Caltech Physicist Marc Kamionkowski Named Winner of Ernest Orlando Lawrence Award
WASHINGTON, D.C.—Marc Kamionkowski, the Robinson Professor of Theoretical Physics and Astrophysics at Caltech, has been named one of eight winners of the Ernest Orlando Lawrence Award. The announcement was made today by U.S. Secretary of Energy Samuel W. Bodman in Washington, D.C.
The Lawrence Award honors scientists and engineers at mid-career for exceptional contributions in research and development that support the Department of Energy and its mission to advance the national, economic, and energy security of the United States. The award consists of a gold medal, a citation, and an honorarium of $50,000.
"These brilliant scientists and their varied and important research inspire us," Secretary Bodman said. "Their work reminds us of the importance of continued investment in science and the need for increased emphasis on basic research and math and science education programs."
Kamionkowski, who has been at Caltech since 1999, was cited as this year's sole winner in the physics category for describing how precise observations of the cosmic microwave background radiation can lead to deeper understanding of the origin and evolution of the universe. Kamionkowski and his collaborators have inspired a new generation of very sophisticated experiments that have begun the search for the signature of the cosmic gravitational-wave background.
He has also worked on particle dark matter, inflation, and cosmic acceleration, as well as neutrino and nuclear physics and astrophysics, large-scale-structure and galaxy formation, gravitational lensing, phase transitions in the early universe, alternative gravity theories, the first stars, the epoch of reionization, and stellar and high-energy astrophysics.
At Caltech, Kamionkowski is a member of the theoretical astrophysics group and the Moore Center for Theoretical Cosmology and Physics. He teaches classes in both physics and astronomy, including general relativity, cosmology, quantum mechanics, radiative processes, stellar structure and evolution, and the physics of stars.

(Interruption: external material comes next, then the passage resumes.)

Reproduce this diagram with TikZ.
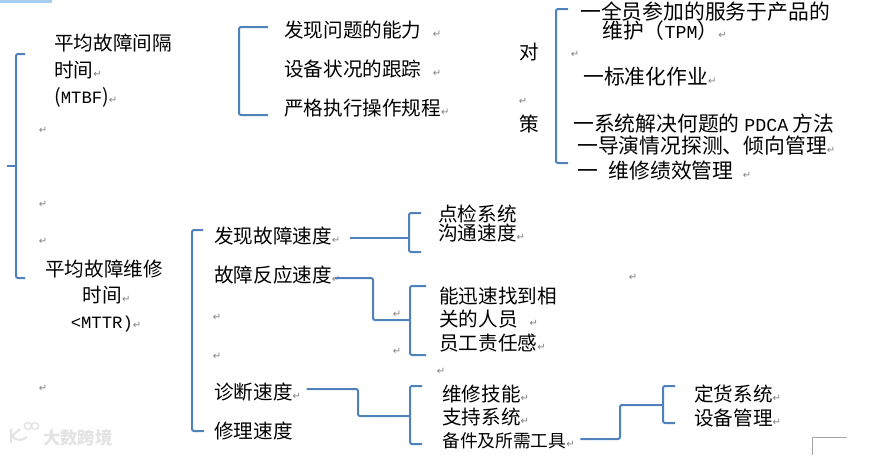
\documentclass[tikz,border=0pt]{standalone}
\usepackage{fontspec}
\setmainfont{Noto Sans CJK SC}
\setmonofont[Scale=0.88]{Liberation Mono}
\newfontfamily\retfont{DejaVu Sans}
\usepackage{xcolor}
\usepackage{tikz}
\usetikzlibrary{arrows.meta,positioning,calc}
\definecolor{BraceBlue}{HTML}{4F81BD}
\definecolor{TabBlue}{HTML}{A9CDEE}
\newcommand{\retsign}{{\retfont\fontsize{7.5pt}{8pt}\selectfont\textcolor{gray}{↵}}}
\tikzset{
  bracket/.style={draw=BraceBlue, line width=1.5pt, rounded corners=1.5pt},
  item/.style={inner sep=0pt, anchor=west, text height=1.2em, text depth=0.15em,
    font=\fontsize{14.7pt}{17pt}\selectfont},
  itemwide/.style={item, font=\fontsize{15.6pt}{17pt}\selectfont},
  itemtight/.style={item, font=\fontsize{13.3pt}{17pt}\selectfont},
  block/.style={inner sep=0pt, font=\fontsize{14.7pt}{19.8pt}\selectfont},
  retnode/.style={inner sep=0pt, font=\retfont}
}

\begin{document}
\begin{tikzpicture}[x=0.75pt, y=-0.75pt]
\useasboundingbox (0,0) rectangle (871,455);
\fill[TabBlue] (0,0) rectangle (52,3);

% left column
\node[block, anchor=west, align=left] at (54,71) (mtbf) {平均故障间隔\\时间\retsign\\(\texttt{MTBF})\retsign};
\node[block, align=center] at (104,296) (mttr) {平均故障维修\\\hspace*{4pt}时间\retsign\\\hspace*{3pt}\texttt{<MTTR)}\retsign};
\node[retnode] at (43,130) (retA) {\retsign};
\node[retnode] at (43,204) (retB) {\retsign};
\node[retnode] at (43,241) (retC) {\retsign};
\node[retnode] at (43,388) (retD) {\retsign};

% upper middle
\node[item] at (284,30) (ability) {发现问题的能力\hspace{8.5pt}\retsign};
\node[item] at (284,69) (track) {设备状况的跟踪\hspace{8.5pt}\retsign};
\node[item] at (284,108) (rules) {严格执行操作规程\retsign};
\node[item] at (519,52) (dui) {对};
\node[retnode] at (523,101) (retE) {\retsign};
\node[item] at (519,124) (ce) {策};

% right column
\node[itemwide] at (580,12) (tpmA) {一全员参加的服务于产品的};
\node[itemwide] at (602,31) (tpmB) {维护（\texttt{TPM}）\retsign};
\node[retnode] at (575,54) (retF) {\retsign};
\node[itemwide] at (583,77) (std) {一标准化作业\retsign};
\node[itemwide] at (573,124) (pdca) {一系统解决何题的 \texttt{PDCA} 方法};
\node[itemwide] at (577,146) (guide) {一导演情况探测、倾向管理\retsign};
\node[itemwide] at (577,171) (perf) {一\hspace{8pt}维修绩效管理\hspace{7pt}\retsign};

% lower middle
\node[item] at (214,236) (find) {发现故障速度\retsign};
\node[item] at (214,275) (react) {故障反应速度\retsign};
\node[retnode] at (217,317) (retG) {\retsign};
\node[retnode] at (217,356) (retH) {\retsign};
\node[item] at (214,392) (diag) {诊断速度\retsign};
\node[item] at (214,431) (fix) {修理速度};
\node[retnode] at (397,314) (retI) {\retsign};
\node[retnode] at (397,351) (retJ) {\retsign};

\node[item] at (438,214) (check) {点检系统};
\node[item] at (438,233) (comm) {沟通速度\retsign};
\node[item] at (439,296) (people) {能迅速找到相};
\node[item] at (439,319) (peopleB) {关的人员\hspace{9pt}\retsign};
\node[item] at (439,343) (duty) {员工责任感\retsign};
\node[retnode] at (441,371) (retK) {\retsign};
\node[retnode] at (633,277) (retL) {\retsign};
\node[item] at (442,394) (skill) {维修技能\retsign};
\node[item] at (442,417) (support) {支持系统\retsign};
\node[itemtight] at (442,440) (tools) {备件及所需工具\retsign};
\node[item] at (694,394) (order) {定货系统\retsign};
\node[item] at (694,418) (equip) {设备管理\retsign};

% hubs where a connector meets its bracket
\coordinate (hubA) at (409,238);
\coordinate (hubB) at (410,320);
\coordinate (hubC) at (410,416);
\coordinate (hubD) at (663,405);

% brackets
\draw[bracket] (25,54) -| (16,278) -- (25,278);
\draw[bracket] (7,166) -- (16,166);
\draw[bracket] (268,27) -| (239,115) -- (268,115);
\draw[bracket] (568,9) -| (556,163) -- (568,163);
\draw[bracket] (203,230) -| (192,431) -- (204,431);
\draw[bracket] (421,213) -| (hubA) |- (421,252);
\draw[bracket] (426,286) -| (hubB) |- (426,355);
\draw[bracket] (422,386) -| (hubC) |- (422,444);
\draw[bracket] (675,386) -| (hubD) |- (675,423);

% connectors
\draw[bracket, shorten <=7pt] (find.east |- hubA) -- (hubA);
\draw[bracket, shorten <=-4pt] (react.east |- 0,278) -| (373,320) -- (hubB);
\draw[bracket, shorten <=4pt] (diag.east |- 0,389) -| (358,416) -- (hubC);
\draw[bracket, shorten <=4pt] (tools.east |- 0,439) -| (620,405) -- (hubD);

% page corner and stamp
\draw[gray!70, line width=0.75pt] (847,437) -| (812,455);
\node[inner sep=0pt, anchor=west, text=gray!22, font=\fontsize{13pt}{14pt}\selectfont] at (43,438) (stamp) {\textbf{大数跨境}};
\draw[gray!22, line width=1.6pt] (11,429) -- (11,443) (20,429) -- (12,436) .. controls (16,440) and (20,442) .. (27,437);
\draw[gray!22, line width=1.1pt] (28,426) circle (3.5) (35,426) circle (3.5);
\end{tikzpicture}
\end{document}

A native of Cleveland, Kamionkowski earned his Bachelor of Arts degree in 1987 from Washington University and his doctorate in 1991 from The University of Chicago. He served a three-year postdoctorate at the Institute for Advanced Study and then joined the Columbia University faculty in 1994. He came to Caltech in 1999 as a full professor.
In addition to Kamionkowski, this year's winners are Paul Alivisatos, of the University of California at Berkeley and E.O. Lawrence Berkeley National Laboratory, and Moungi Bawendi, of MIT, jointly, for the materials research category (the winners of this joint award will share the honorarium); Malcolm J. Andrews, of Los Alamos National Laboratory, for the national security category; Arup K. Chakraborty, of MIT, for the life sciences category; My Hang V. Huynh, of Los Alamos National Laboratory, for the chemistry category; John Zachara, of Pacific Northwest National Laboratory, for the environmental science and technology category; and Steven Zinkle, of Oak Ridge National Laboratory, for the nuclear technology category.
The Lawrence Award was established in 1959 to honor the memory of the late Dr. Lawrence, who invented the cyclotron (a particle accelerator) and after whom two major Energy Department laboratories at Berkeley and Livermore, California, are named. The Lawrence Awards, given in seven categories, will be presented at a ceremony in Washington, D.C.